* **Work to be completed**: Count the lines containing "with". Give the number alone.

* **Charts and diagrams as code**:
* begin *

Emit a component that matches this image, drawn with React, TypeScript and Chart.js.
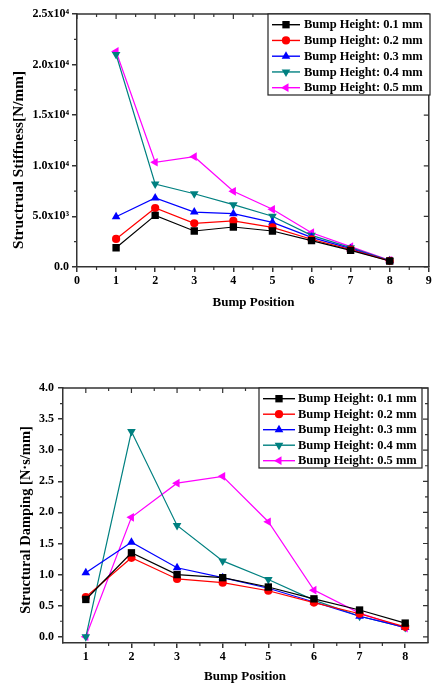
import React, { useEffect, useRef } from "react";
import { Chart, registerables } from "chart.js";

Chart.register(...registerables);

// ---------------- data ----------------
const positions = [1, 2, 3, 4, 5, 6, 7, 8];
const seriesLabels = [
  "Bump Height: 0.1 mm",
  "Bump Height: 0.2 mm",
  "Bump Height: 0.3 mm",
  "Bump Height: 0.4 mm",
  "Bump Height: 0.5 mm",
];

const stiff01 = [1900, 5100, 3560, 3950, 3560, 2600, 1650, 590];
const stiff02 = [2770, 5830, 4320, 4550, 3920, 2740, 1710, 600];
const stiff03 = [4970, 6820, 5430, 5270, 4410, 2930, 1810, 620];
const stiff04 = [21000, 8200, 7240, 6160, 5010, 3130, 1910, 640];
const stiff05 = [21300, 10350, 10900, 7480, 5700, 3390, 2010, 650];

const damp01 = [0.6, 1.35, 1.0, 0.95, 0.8, 0.61, 0.43, 0.22];
const damp02 = [0.64, 1.27, 0.93, 0.87, 0.74, 0.55, 0.37, 0.16];
const damp03 = [1.03, 1.52, 1.11, 0.95, 0.78, 0.56, 0.33, 0.15];
const damp04 = [0.0, 3.3, 1.79, 1.22, 0.92, 0.59, 0.33, 0.15];
const damp05 = [0.0, 1.92, 2.47, 2.58, 1.85, 0.75, 0.38, 0.14];

const stiffXTicks = [0, 1, 2, 3, 4, 5, 6, 7, 8, 9];
const stiffXMinor = [0.5, 1.5, 2.5, 3.5, 4.5, 5.5, 6.5, 7.5, 8.5];
const stiffYTicks = [0, 5000, 10000, 15000, 20000, 25000];
const stiffYTickLabels = ["0.0", "5.0x10³", "1.0x10⁴", "1.5x10⁴", "2.0x10⁴", "2.5x10⁴"];
const stiffYMinor = [2500, 7500, 12500, 17500, 22500];

const dampXTicks = [1, 2, 3, 4, 5, 6, 7, 8];
const dampXMinor = [1.5, 2.5, 3.5, 4.5, 5.5, 6.5, 7.5];
const dampYTicks = [0, 0.5, 1.0, 1.5, 2.0, 2.5, 3.0, 3.5, 4.0];
const dampYTickLabels = ["0.0", "0.5", "1.0", "1.5", "2.0", "2.5", "3.0", "3.5", "4.0"];
const dampYMinor = [0.25, 0.75, 1.25, 1.75, 2.25, 2.75, 3.25, 3.75];

// ---------------- styles ----------------
const FONT = "'Liberation Serif', 'Times New Roman', serif";
const AXIS_COLOR = "#333333";
const seriesColors = ["#000000", "#ff0000", "#0000ff", "#008080", "#ff00ff"];
const pointStyles = ["rect", "circle", "triangle", "triangle", "triangle"];
const pointRotations = [0, 0, 0, 180, 270];
const pointRadii = [5.2, 4.1, 5.0, 5.0, 5.0];

function makeDatasets(series: number[][]) {
  return series.map((vals, i) => ({
    label: seriesLabels[i],
    data: vals.map((v, j) => ({ x: positions[j], y: v })),
    borderColor: seriesColors[i],
    backgroundColor: seriesColors[i],
    borderWidth: 1.2,
    pointStyle: pointStyles[i],
    rotation: pointRotations[i],
    pointRadius: pointRadii[i],
    pointBorderWidth: 0,
    pointBackgroundColor: seriesColors[i],
    tension: 0,
  }));
}

function drawMarker(ctx: CanvasRenderingContext2D, i: number, x: number, y: number) {
  const r = pointRadii[i];
  ctx.fillStyle = seriesColors[i];
  ctx.beginPath();
  if (pointStyles[i] === "rect") {
    const s = Math.SQRT1_2 * r;
    ctx.rect(x - s, y - s, 2 * s, 2 * s);
  } else if (pointStyles[i] === "circle") {
    ctx.arc(x, y, r, 0, Math.PI * 2);
  } else {
    let rad = (pointRotations[i] * Math.PI) / 180;
    for (let k = 0; k < 3; k++) {
      const px = x + Math.sin(rad) * r;
      const py = y - Math.cos(rad) * r;
      if (k === 0) ctx.moveTo(px, py);
      else ctx.lineTo(px, py);
      rad += (2 * Math.PI) / 3;
    }
    ctx.closePath();
  }
  ctx.fill();
}

type FrameCfg = {
  xMajor: number[];
  xMinor: number[];
  yMajor: number[];
  yMinor: number[];
  xTitle: string;
  xTitlePos: [number, number];
  yTitle: string;
  yTitlePos: [number, number];
  yTitleSize: number;
  legendBox: [number, number, number, number];
  legendRow0: number;
  legendRowGap: number;
  legendLine: [number, number];
  legendMarkerX: number;
  legendTextX: number;
};

function makeFramePlugin(cfg: FrameCfg) {
  return {
    id: "frameDecor",
    afterDraw(chart: any) {
      const ctx: CanvasRenderingContext2D = chart.ctx;
      const a = chart.chartArea;
      const xs = chart.scales.x;
      const ys = chart.scales.y;
      ctx.save();
      ctx.strokeStyle = AXIS_COLOR;
      ctx.lineWidth = 1.5;
      ctx.beginPath();
      ctx.moveTo(a.left, a.top);
      ctx.lineTo(a.right, a.top);
      ctx.lineTo(a.right, a.bottom);
      ctx.stroke();

      ctx.lineWidth = 1.2;
      ctx.beginPath();
      const seg = (x1: number, y1: number, x2: number, y2: number) => {
        ctx.moveTo(x1, y1);
        ctx.lineTo(x2, y2);
      };
      cfg.xMajor.forEach((v) => {
        const px = xs.getPixelForValue(v);
        seg(px, a.top, px, a.top + 5);
      });
      cfg.xMinor.forEach((v) => {
        const px = xs.getPixelForValue(v);
        seg(px, a.top, px, a.top + 3);
        seg(px, a.bottom, px, a.bottom + 3);
      });
      cfg.yMajor.forEach((v) => {
        const py = ys.getPixelForValue(v);
        seg(a.right, py, a.right - 5, py);
      });
      cfg.yMinor.forEach((v) => {
        const py = ys.getPixelForValue(v);
        seg(a.right, py, a.right - 3, py);
        seg(a.left, py, a.left - 3, py);
      });
      ctx.stroke();

      // axis titles
      ctx.fillStyle = "#000";
      ctx.textAlign = "center";
      ctx.textBaseline = "middle";
      ctx.font = `bold 13px ${FONT}`;
      ctx.fillText(cfg.xTitle, cfg.xTitlePos[0], cfg.xTitlePos[1]);
      ctx.save();
      ctx.translate(cfg.yTitlePos[0], cfg.yTitlePos[1]);
      ctx.rotate(-Math.PI / 2);
      ctx.font = `bold ${cfg.yTitleSize}px ${FONT}`;
      ctx.fillText(cfg.yTitle, 0, 0);
      ctx.restore();

      // legend
      const [bx, by, bw, bh] = cfg.legendBox;
      ctx.fillStyle = "#fff";
      ctx.fillRect(bx, by, bw, bh);
      ctx.strokeStyle = "#222";
      ctx.lineWidth = 1.2;
      ctx.strokeRect(bx, by, bw, bh);
      ctx.font = `bold 12.5px ${FONT}`;
      ctx.textAlign = "left";
      ctx.textBaseline = "middle";
      seriesLabels.forEach((lab, i) => {
        const ry = cfg.legendRow0 + i * cfg.legendRowGap;
        ctx.strokeStyle = seriesColors[i];
        ctx.lineWidth = 1.4;
        ctx.beginPath();
        ctx.moveTo(cfg.legendLine[0], ry);
        ctx.lineTo(cfg.legendLine[1], ry);
        ctx.stroke();
        drawMarker(ctx, i, cfg.legendMarkerX, ry);
        ctx.fillStyle = "#000";
        ctx.fillText(lab, cfg.legendTextX, ry + 0.5);
      });
      ctx.restore();
    },
  };
}

function axisCommon() {
  return {
    grid: {
      display: true,
      drawOnChartArea: false,
      drawTicks: true,
      tickLength: 5,
      color: AXIS_COLOR,
      lineWidth: 1.5,
    },
    border: { display: true, color: AXIS_COLOR, width: 1.5 },
  };
}

function buildConfig(
  series: number[][],
  xMin: number,
  xMax: number,
  xTicks: number[],
  yMin: number,
  yMax: number,
  yTicks: number[],
  yLabels: string[],
  yWidth: number,
  xHeight: number,
  padding: any,
  yPad: number,
  plugin: any
): any {
  return {
    type: "line",
    data: { datasets: makeDatasets(series) },
    options: {
      responsive: false,
      animation: false,
      devicePixelRatio: 1,
      layout: { padding },
      plugins: { legend: { display: false }, tooltip: { enabled: false }, title: { display: false } },
      scales: {
        x: {
          type: "linear",
          min: xMin,
          max: xMax,
          ...axisCommon(),
          afterBuildTicks: (s: any) => {
            s.ticks = xTicks.map((v) => ({ value: v }));
          },
          afterFit: (s: any) => {
            s.height = xHeight;
          },
          ticks: {
            autoSkip: false,
            maxRotation: 0,
            padding: 2,
            color: "#000",
            font: { family: FONT, weight: "bold", size: 12 },
            callback: (v: number) => String(v),
          },
        },
        y: {
          type: "linear",
          min: yMin,
          max: yMax,
          ...axisCommon(),
          afterBuildTicks: (s: any) => {
            s.ticks = yTicks.map((v) => ({ value: v }));
          },
          afterFit: (s: any) => {
            s.width = yWidth;
          },
          ticks: {
            autoSkip: false,
            padding: yPad,
            color: "#000",
            font: { family: FONT, weight: "bold", size: 12 },
            callback: (v: number) => {
              const k = yTicks.findIndex((t) => Math.abs(t - v) < 1e-9);
              return k >= 0 ? yLabels[k] : "";
            },
          },
        },
      },
    },
    plugins: [plugin],
  };
}

export default function App() {
  const ref1 = useRef<HTMLCanvasElement>(null);
  const ref2 = useRef<HTMLCanvasElement>(null);

  useEffect(() => {
    const plugin1 = makeFramePlugin({
      xMajor: stiffXTicks,
      xMinor: stiffXMinor,
      yMajor: stiffYTicks,
      yMinor: stiffYMinor,
      xTitle: "Bump Position",
      xTitlePos: [253.5, 302.5],
      yTitle: "Structrual Stiffness[N/mm]",
      yTitlePos: [19, 160],
      yTitleSize: 15.3,
      legendBox: [268, 14, 162, 81],
      legendRow0: 24.7,
      legendRowGap: 15.75,
      legendLine: [272, 300],
      legendMarkerX: 286,
      legendTextX: 304,
    });
    const plugin2 = makeFramePlugin({
      xMajor: dampXTicks,
      xMinor: dampXMinor,
      yMajor: dampYTicks,
      yMinor: dampYMinor,
      xTitle: "Bump Position",
      xTitlePos: [245, 336.5],
      yTitle: "Structural Damping [N·s/mm]",
      yTitlePos: [26, 180],
      yTitleSize: 14.5,
      legendBox: [259, 48, 163, 80],
      legendRow0: 58.7,
      legendRowGap: 15.5,
      legendLine: [263, 295],
      legendMarkerX: 279,
      legendTextX: 298,
    });
    const c1 = new Chart(
      ref1.current!,
      buildConfig(
        [stiff01, stiff02, stiff03, stiff04, stiff05],
        0, 9, stiffXTicks,
        0, 25000, stiffYTicks, stiffYTickLabels,
        77, 43,
        { left: 0, top: 14, right: 4, bottom: 0 },
        3,
        plugin1
      )
    );
    const c2 = new Chart(
      ref2.current!,
      buildConfig(
        [damp01, damp02, damp03, damp04, damp05],
        0.5, 8.5, dampXTicks,
        -0.1, 4.0, dampYTicks, dampYTickLabels,
        63, 41,
        { left: 0, top: 48, right: 6, bottom: 0 },
        4,
        plugin2
      )
    );
    return () => {
      c1.destroy();
      c2.destroy();
    };
  }, []);

  return (
    <div style={{ position: "absolute", left: 0, top: 0, width: 434, height: 684, background: "#fff" }}>
      <canvas
        ref={ref1}
        width={434}
        height={310}
        style={{ position: "absolute", left: 0, top: 0, width: 434, height: 310, display: "block" }}
      />
      <canvas
        ref={ref2}
        width={434}
        height={344}
        style={{ position: "absolute", left: 0, top: 340, width: 434, height: 344, display: "block" }}
      />
    </div>
  );
}
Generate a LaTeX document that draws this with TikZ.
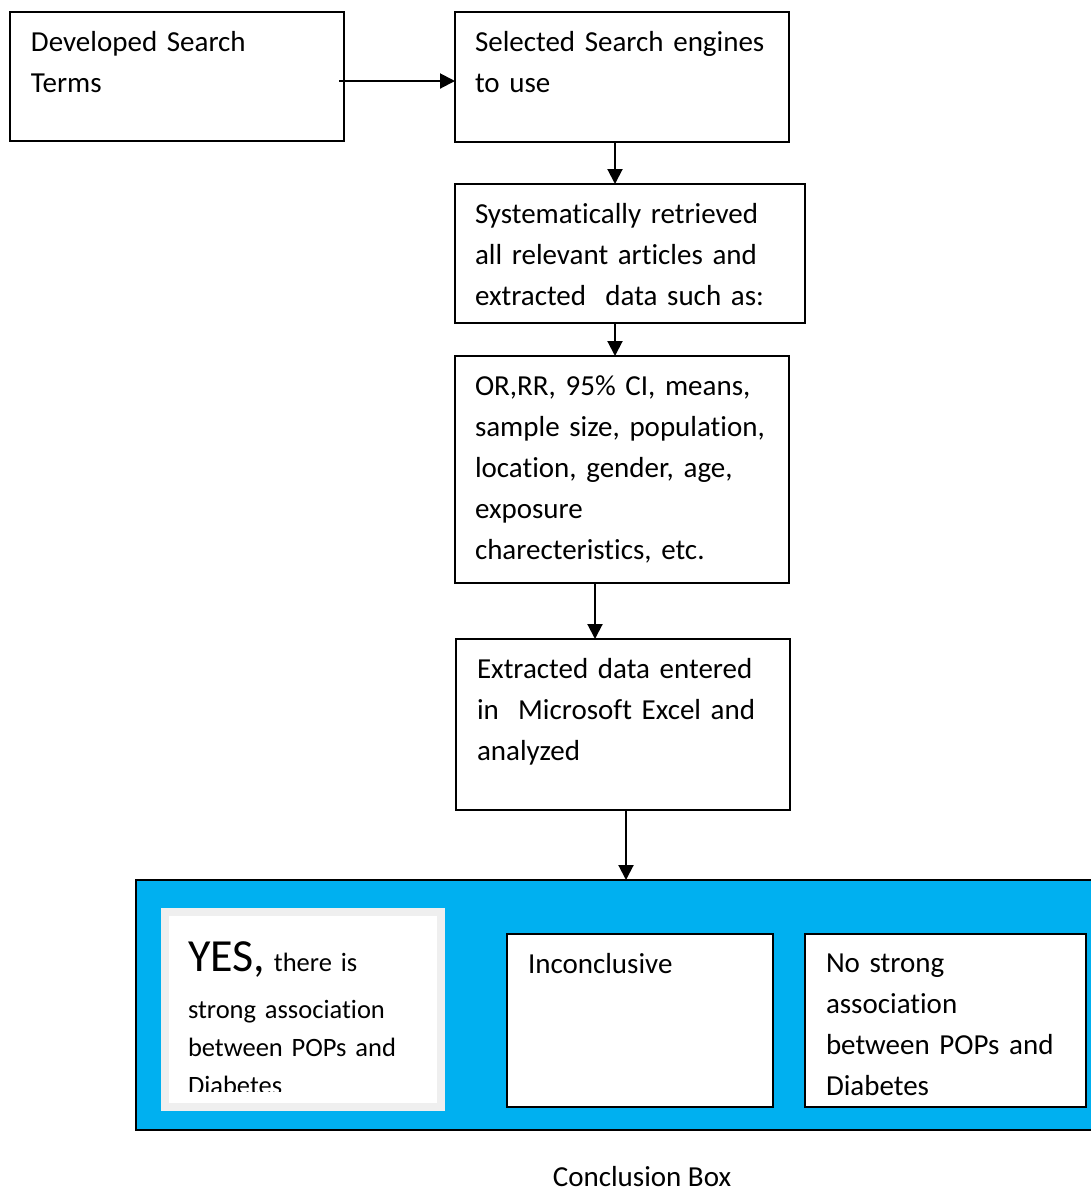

* end *

* **Response for this exercise**: 2